Aider les jeunes chercheurs pour les faire rester dans le pays

Jean-Marie Lehn, photo: Anne-Claire Veluire

Le professeur Jean-Marie Lehn, Prix Nobel de chimie 1987 et professeur au Collège de France, a présidé, mardi, la cérémonie de remise des prix de chimie, pharmacie et médecine, à de jeunes chercheurs tchèques qui s’est déroulée à l’Ambassade de France à Prague. Principal promoteur de cette initiative, il a évoqué pour Radio Prague les débuts de cet important soutien accordé par la France à la recherche tchèque.

Jean-Marie Lehn,  photo: Anne-Claire Veluire
« Le coup d’envoi a été donné par la conjonction de trois choses. D’une part, l’Université Charles m’a donné un doctorat honoris causa, ensuite j’étais conseiller chez Rhône-Poulenc, qui était la plus grande entreprise à large éventail, de chimie jusqu’à pharmacie, et la troisième chose c’est qu’à l’ouverture des frontières, il y avait un très grand risque de voir les jeunes étudiants de ces pays de l’Est, s’échapper pour aller à l’Ouest, chercher de meilleures conditions à l’Ouest, et ce n’était pas bon pour les universités et les institutions d’études supérieures d’Europe centrale et, en particulier, en République tchèque. «

C’est là que vous avez pris cette initiative.

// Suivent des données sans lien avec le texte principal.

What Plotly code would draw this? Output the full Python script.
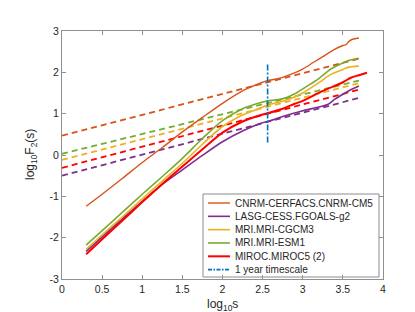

« J’ai invité le directeur des recherches de Rhône-Poulenc et six entreprises étaient aussi intéressées par le fait que dans les laboratoires d’Europe centrale il y avait beaucoup de composés chimiques qui pouvaient être intéressants pour leur activité biologique, il y avait donc vraiment des prospections pour essayer d’avoir des accords avec des laboratoires des universités, pour obtenir des produits et, éventuellement, si les produits se révélaient intéressants du point de vue pharmaceutique, faire le contrat avec le laboratoire etc. Toutes ces conjonctions et le fait que c’était Prague qui m’a donné le docteur honoris causa, et comme le directeur scientifique était d’accord, nous avons décidé de créer un prix qui couvre à peu près une année de bourse. Les lauréats de ce prix ont dû s’engager à rester au moins une année dans le laboratoire. Une façon de leur donne une aide financière pour les faire rester ».

C’était donc le début…

Photo: Commission européenne
« Oui, ça c’était au début, il y a eu trois prix au début, d’abord pour l’Université Charles, ensuite cela s’est étendu à tout Prague et puis à toute la Tchécoslovaque, tandis que les prix actuels concernent la République tchèque ».

Les années 1990 ont-elles été difficiles pour la science tchèque ?

« La période après l’ouverture a été très difficile, extrêmement difficile, avec des salaires misérables comparé à ce qu’il y avait à l’Ouest, évidemment, et on pouvait bien comprendre que les jeunes Tchèques regardaient du côté Ouest pour leur avenir. C’est pour cela qu’on a essayé de faire quelque chose pour qu’ils restent ici, car si les jeunes partent, c’est très très mauvais pour la science ici. On a donc contribué avec quelque chose, j’espère ».

Patrick Maestro, directeur en recherche avancée pour le groupe Rhodia, s’interroge pour sa part sur l’intérêt des prix accordés par l’Ambassade de France et les entreprises partenaires, Rhodia CR, Sanofi-Aventis et Pierre Fabre Médicament.

Patrick Maestro
« C’est un intérêt très important dans la mesure où Rhodia a pour mission de développer l’innovation pour que le groupe assure une croissance et cette innovation se nourrit beaucoup de nos recherches propres, mais aussi de la connaissance des recherches qui se font dans le monde académique. Donc être membre d’un jury me permet d’avoir des présentations des dernières avancées de la recherche en République tchèque, en chimie. »

Quel jugement portez-vous sur la qualité des jeunes chercheurs tchèques ?

« J’ai trouvé une très bonne qualité d’ensemble, avec en particulier des recherches de fond qui sont de grande qualité, mais également une aisance dans la présentation qui est très importante. Et les sujets présentés, ce sont des sujets au bon niveau par rapport à la compétition internationale ».